Dans ce tour d’horizon international, les États-Unis ressortent comme à part. M. Gerrard indiquant à cet égard que son pays n’est parti à aucune convention internationale en matière de droits de l’homme et que la constitution fédérale ne contient aucuns droits environnementaux. Le cadre juridique en matière de droit de l’environnement relève du Congrès qui peut édicter des lois comme il a pu le faire avec le « Clean Air Act ». Mais après une vague de législations environnementales dans les années 70, et leur amendement jusqu’au milieu des années 90, le Congrès est depuis lors immobilisé, car notamment polarisé sur le sujet de l’environnement. Dans ce contexte c’est la Cour suprême, désormais à majorité conservatrice, qui fixe le cap juridique, de futures décisions de la Cour suprême sont d’ailleurs attendues, « inquiétant grandement » M. Gerrard. Il note toutefois que certains États, comme Hawaï, l’État de New York ou le Montana, ont récemment modifié leurs constitutions pour y intégrer des droits environnementaux. Il conclue en soulignant également les actions de la Fédéral Trade Commission (FTC) contre le « green washing » des entreprises.

JPEG

Retrouvez ci-dessous le discours introductif de l’Ambassadrice lors de cette table ronde :

Ambassadors,

Friends & Colleagues,

It’s a pleasure to welcome you to the Maison Française this evening.

The Permanent Mission of France to the Organization of American States is thrilled and proud to team up with the French Embassy in the United States to host this second edition of our diplomatic network’s Legal Day.

As a jurist myself, I’m very pleased/happy, for my first event as an ambassador, to co organize such an exciting event.

Many thanks to my team, to the Embassy’s Justice department and the Press Office for their invaluable support.

***

Fighting climate change is a primary goal for France.

Since the Paris Agreement and the Sustainable Development Goals, we have been addressing the fight against climate change and poverty, and working to preserve our planet, with determination and renewed instruments.

Fighting climate change is also a primary goal for the Americas, especially for the Caribbean’s countries that are facing challenges of great magnitude.

France shares a close geographical proximity and a deep sense of solidarity with the Caribbean region, thanks to the French departments of Guadeloupe, French Guiana, Martinique, Saint Martin and Saint Barthelemy.

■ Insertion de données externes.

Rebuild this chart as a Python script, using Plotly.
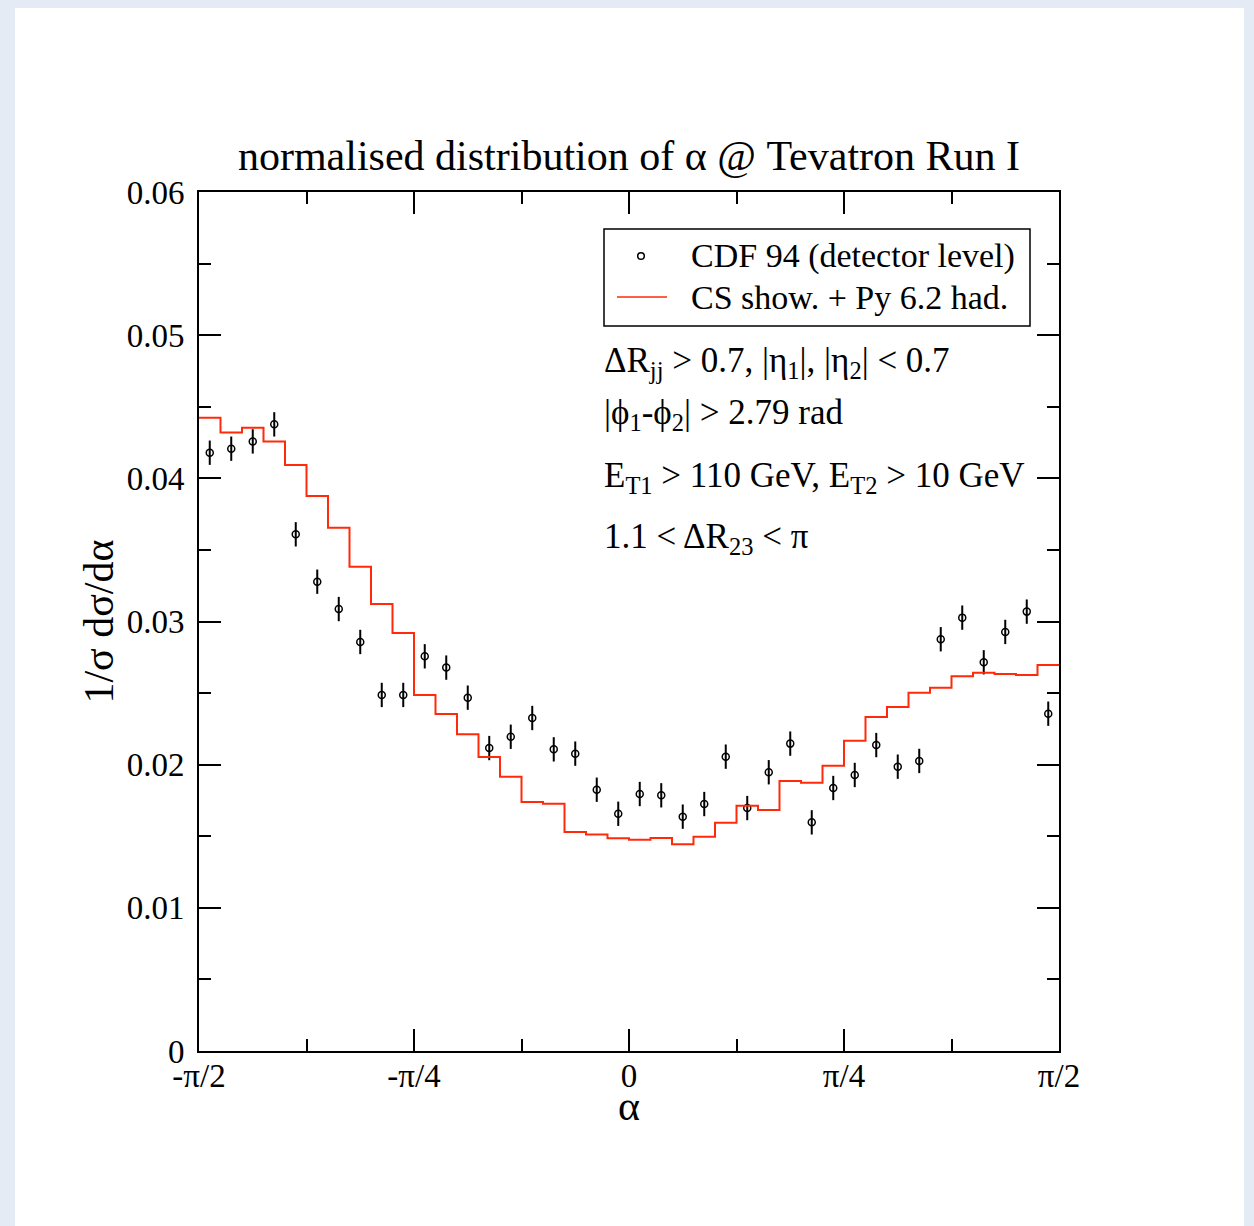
import numpy as np
import plotly.graph_objects as go

# ---- data ----
n_bins = 40
alpha_edges = np.linspace(-np.pi / 2, np.pi / 2, n_bins + 1)
alpha_centers = 0.5 * (alpha_edges[:-1] + alpha_edges[1:])

cdf_values = [
    0.04179, 0.04207, 0.04258, 0.04377, 0.03609, 0.03278, 0.03087, 0.02857,
    0.02487, 0.02487, 0.02757, 0.02678, 0.02468, 0.02116, 0.02195, 0.02326,
    0.02107, 0.02077, 0.01825, 0.01657, 0.01795, 0.01786, 0.01637, 0.01725,
    0.02056, 0.01697, 0.01947, 0.02147, 0.01597, 0.01837, 0.01928, 0.02137,
    0.01986, 0.02026, 0.02876, 0.03027, 0.02715, 0.02927, 0.03069, 0.02356,
]
cdf_errors = [0.00085] * n_bins

cs_values = [
    0.04423, 0.04321, 0.04354, 0.04258, 0.04093, 0.03877, 0.03655, 0.03383,
    0.03122, 0.02920, 0.02487, 0.02354, 0.02212, 0.02054, 0.01916, 0.01739,
    0.01727, 0.01530, 0.01513, 0.01486, 0.01476, 0.01488, 0.01444, 0.01497,
    0.01595, 0.01713, 0.01683, 0.01886, 0.01874, 0.01993, 0.02167, 0.02333,
    0.02403, 0.02503, 0.02538, 0.02617, 0.02642, 0.02633, 0.02626, 0.02696,
]

series_names = ["CDF 94 (detector level)", "CS show. + Py 6.2 had."]

x_tickvals = [-np.pi / 2, -np.pi / 4, 0, np.pi / 4, np.pi / 2]
x_ticktext = ["-\u03c0/2", "-\u03c0/4", "0", "\u03c0/4", "\u03c0/2"]
x_minorvals = [-3 * np.pi / 8, -np.pi / 8, np.pi / 8, 3 * np.pi / 8]
y_tickvals = [0, 0.01, 0.02, 0.03, 0.04, 0.05, 0.06]
y_ticktext = ["0", "0.01", "0.02", "0.03", "0.04", "0.05", "0.06"]
y_minorvals = [0.005, 0.015, 0.025, 0.035, 0.045, 0.055]

FONT = "Liberation Serif"
RED = "#ff2a0a"
W, H = 1254, 1226
ML, MR, MT, MB = 199, 195, 192, 175
PW, PH = W - ML - MR, H - MT - MB


def px2paper_x(px):
    return (px - ML) / PW


def px2paper_y(py):
    return (H - MB - py) / PH


fig = go.Figure()

fig.add_trace(go.Scatter(
    x=alpha_centers, y=cdf_values, mode="markers",
    name=series_names[0], showlegend=False,
    marker=dict(symbol="circle-open", size=7, color="black", line=dict(width=1.5, color="black")),
    error_y=dict(type="data", array=cdf_errors, visible=True, color="black", thickness=2, width=0),
))

fig.add_trace(go.Scatter(
    x=alpha_edges, y=cs_values + [cs_values[-1]], mode="lines",
    line=dict(shape="hv", color=RED, width=2),
    name=series_names[1], showlegend=False,
))

axis_common = dict(
    showline=True, linecolor="black", linewidth=2, mirror="allticks",
    ticks="inside", ticklen=22, tickwidth=1.5, tickcolor="black",
    showgrid=False, zeroline=False,
    tickfont=dict(family=FONT, size=33, color="black"),
)

fig.update_xaxes(
    range=[-np.pi / 2, np.pi / 2], tickmode="array", tickvals=x_tickvals, ticktext=x_ticktext,
    minor=dict(tickmode="array", tickvals=x_minorvals, ticks="inside", ticklen=12, tickwidth=1.5, tickcolor="black"),
    ticklabelstandoff=-6,
    **axis_common,
)
fig.update_yaxes(
    range=[0, 0.06], tickmode="array", tickvals=y_tickvals, ticktext=y_ticktext,
    minor=dict(tickmode="array", tickvals=y_minorvals, ticks="inside", ticklen=12, tickwidth=1.5, tickcolor="black"),
    title=dict(text="1/\u03c3 d\u03c3/d\u03b1", font=dict(family=FONT, size=42, color="black"), standoff=0),
    ticklabelstandoff=6,
    **axis_common,
)

annots = [
    ("\u0394R<sub>jj</sub> > 0.7, |\u03b7<sub>1</sub>|, |\u03b7<sub>2</sub>| < 0.7", 362),
    ("|\u03d5<sub>1</sub>-\u03d5<sub>2</sub>| > 2.79 rad", 414),
    ("E<sub>T1</sub> > 110 GeV, E<sub>T2</sub> > 10 GeV", 477),
    ("1.1 < \u0394R<sub>23</sub> < \u03c0", 538),
]
annotations = []
for txt, ypx in annots:
    annotations.append(dict(
        text=txt, xref="paper", yref="paper", x=px2paper_x(602), y=px2paper_y(ypx),
        xanchor="left", yanchor="middle", showarrow=False,
        font=dict(family=FONT, size=35, color="black"),
    ))

# x-axis title
annotations.append(dict(
    text="\u03b1", xref="paper", yref="paper", x=0.5, y=px2paper_y(1106),
    xanchor="center", yanchor="middle", showarrow=False,
    font=dict(family=FONT, size=42, color="black"),
))

# legend (drawn as a framed key)
legend_rows = [256, 297]
for name, ypx in zip(series_names, legend_rows):
    annotations.append(dict(
        text=name, xref="paper", yref="paper", x=px2paper_x(689), y=px2paper_y(ypx),
        xanchor="left", yanchor="middle", showarrow=False,
        font=dict(family=FONT, size=34, color="black"),
    ))

shapes = [
    dict(type="rect", xref="paper", yref="paper", layer="below",
         x0=px2paper_x(15), x1=px2paper_x(1244), y0=px2paper_y(1226), y1=px2paper_y(8),
         fillcolor="white", line=dict(width=0)),
    dict(type="rect", xref="paper", yref="paper", layer="above",
         x0=px2paper_x(604), x1=px2paper_x(1030), y0=px2paper_y(326), y1=px2paper_y(229),
         fillcolor="rgba(0,0,0,0)", line=dict(width=1.5, color="black")),
    dict(type="circle", xref="paper", yref="paper", layer="above",
         x0=px2paper_x(641 - 3.3), x1=px2paper_x(641 + 3.3),
         y0=px2paper_y(legend_rows[0] + 3.3), y1=px2paper_y(legend_rows[0] - 3.3),
         line=dict(width=1.5, color="black")),
    dict(type="line", xref="paper", yref="paper", layer="above",
         x0=px2paper_x(617), x1=px2paper_x(667), y0=px2paper_y(legend_rows[1]), y1=px2paper_y(legend_rows[1]),
         line=dict(width=1.5, color=RED)),
]

fig.update_layout(
    width=W, height=H,
    margin=dict(l=ML, r=MR, t=MT, b=MB, autoexpand=False),
    paper_bgcolor="#e4ebf5", plot_bgcolor="white",
    title=dict(text="normalised distribution of \u03b1 @ Tevatron Run I",
               font=dict(family=FONT, size=42, color="black"),
               x=0.5, xref="paper", xanchor="center", y=1 - 155 / H, yanchor="middle"),
    showlegend=False,
    annotations=annotations,
    shapes=shapes,
)

fig.write_html("out.html")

We are confronted with tangible signs of climate change in this region.

And we are proud to be part of a Caribbean that is resolutely committed to the fight against climate change.

It encourages us to work together and improve our commitment to solidarity.

For all that reasons, it was an obvious step for us to bring the Americas into this evening’s discussion on Justice and Climate change.

***

Justice departments, courts and tribunals play an essential role in the fight against climate change, and that’s what we want to talk about this evening from national’s point of view but also from a regional perspective ;

In this context, I would like to warmly acknowledge President Nancy Hernández López who has honored us with her presence this evening to present us the inter-American court of human right’s point of view in this field.

As we know, climate issues are particularly linked to human rights and the Inter-American Court has a key role to play in this regard.

I also want to recognize the work of other courts.

In the America’s, we can also highlight the work of regional courts, like the Caribbean Court of Justice, which are dealing with climate and environmental issues.

This is also true of the Tribunal for the Law of the Sea, which has issued an advisory opinion on ocean pollution

Tonight, we have decided to give the floor to the inter-American court of human rights to draw attention to the link between human rights and climate change in the context of the important advisory opinion it’s working on.

***

This inter-American experience will be put into perspective with the contributions of our panel members from the French, European and American legal systems.

I wish you an excellent evening and a fruitful discussion.